Rosie Rightbrain is a playful sprite. She flits from word to word sprinkling fairy dust all over the page with no regard to logic or reason.
Lance Leftbrain is a literary hit man. Nothing is safe from his killing tools. Imagination is simply a word to him - unless it’s spelled incorrectly, in which case it's a mistake and must now be pulverized.
When they’re forced to work together, it goes something like this:
ROSIE: Oh, this is tedious. Let’s do something fun. I know, lets write a ghost story!
LANCE: Stop playing and get serious. Can’t you see how awful this manuscript is? We must destroy it. Cut, slash, burn!

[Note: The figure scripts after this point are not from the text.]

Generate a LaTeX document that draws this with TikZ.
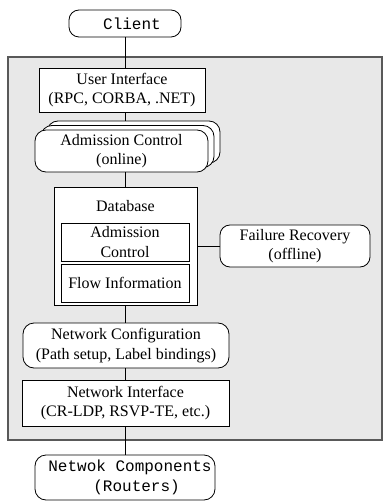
\documentclass[tikz,border=0pt]{standalone}
\usepackage{fontspec}
\setmainfont{Liberation Serif}
\setmonofont{Liberation Mono}
\begin{document}
\begin{tikzpicture}[x=1pt,y=-1pt,
  every node/.style={font=\fontsize{16}{19.5}\selectfont, align=center, inner sep=0pt},
  box/.style={draw, fill=white, line width=0.8pt},
  rbox/.style={box, rounded corners=11pt},
  conn/.style={line width=0.8pt}]
\useasboundingbox (0,0) rectangle (383,502);
% gray region
\draw[line width=1.2pt, draw=black!65, fill=black!9] (8,57) rectangle (382,440);
% nodes
\node[rbox, minimum width=112pt, minimum height=27pt, rounded corners=10pt] (client) at (125,23.5) {\ttfamily\hspace*{14pt}Client};
\node[box, minimum width=166pt, minimum height=44pt] (ui) at (122,90) {User Interface\\(RPC, CORBA, .NET)};
% stacked admission control
\node[rbox, minimum width=173pt, minimum height=42pt] (admb) at (133.5,142) {};
\node[rbox, minimum width=173pt, minimum height=42pt] (admm) at (127.5,146.5) {};
\node[rbox, minimum width=173pt, minimum height=42pt] (adm) at (121.5,151) {Admission Control\\(online)};
% database
\node[box, minimum width=143pt, minimum height=118pt] (db) at (125.5,246) {};
\node (dbl) at (125.5,206) {Database};
\node[box, minimum width=128pt, minimum height=38pt] (dbadm) at (125,242) {Admission\\Control};
\node[box, minimum width=128pt, minimum height=38pt] (dbflow) at (125,283) {Flow Information};
\node[rbox, minimum width=150pt, minimum height=42pt, rounded corners=10pt] (fail) at (295,246) {Failure Recovery\\(offline)};
\node[rbox, minimum width=206pt, minimum height=45pt] (netconf) at (126,345.5) {Network Configuration\\(Path setup, Label bindings)};
\node[box, minimum width=207pt, minimum height=46pt] (netif) at (125.5,403) {Network Interface\\(CR-LDP, RSVP-TE, etc.)};
\node[rbox, minimum width=180pt, minimum height=45pt] (comp) at (125,477.5) {\hspace*{10pt}\begin{tabular}{@{}l@{}}\ttfamily Netwok Components\\\ttfamily\hspace*{45pt}(Routers)\end{tabular}};
% connectors
\draw[conn] (client.south) -- (client.south |- ui.north);
\draw[conn] (client.south |- ui.south) -- (client.south |- admb.north);
\draw[conn] (client.south |- adm.south) -- (client.south |- db.north);
\draw[conn] (client.south |- db.south) -- (client.south |- netconf.north);
\draw[conn] (client.south |- netconf.south) -- (client.south |- netif.north);
\draw[conn] (client.south |- netif.south) -- (client.south |- comp.north);
\draw[conn] (db.east) -- (fail.west);
\end{tikzpicture}
\end{document}
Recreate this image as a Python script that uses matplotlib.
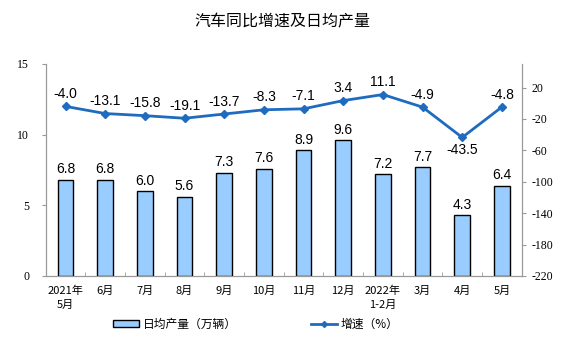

ROSIE: Don’t you dare touch my words you big poopy-head. Rules are for bureaucrats, not poets.
LANCE: Rosie, I've met Maya Angelou, and believe me you're no Maya Angelou. Does this look like poetry to you? It doesn’t even make sense.
ROSIE: You have no imagination. It’s lyrical. It doesn’t have to make sense.
LANCE: How many times have I told you that you can't just make up your own words?
ROSIE: I can too! You're not the boss of me!
LANCE: Do you realize there’s a character who shows up on Page 5 and never appears again in the entire novel?
ROSIE: I know, but didn’t I describe him beautifully? He practically steps off the page.
LANCE: Yeah, steps right off the page and into a black hole, never to be seen again. And what’s this? An entire paragraph without any punctuation?
ROSIE: It’s a metaphor. See the character’s life is like a runaway train and. . .
LANCE: . . .period, comma, comma, question mark, semi-colon, period and/or paragraph. . .
ROSIE: You’re mean. (sob)
LANCE: And you’re a no-talent wannabe. We should throw it all away and just start over.
ROSIE: (perking up) Start over? Yes, let’s start over! Only this time the twins will be boys and they’ll be lost in the Bermuda Triangle and one of them discovers a pirate’s map. Oh, and there’s a ghost on the island too.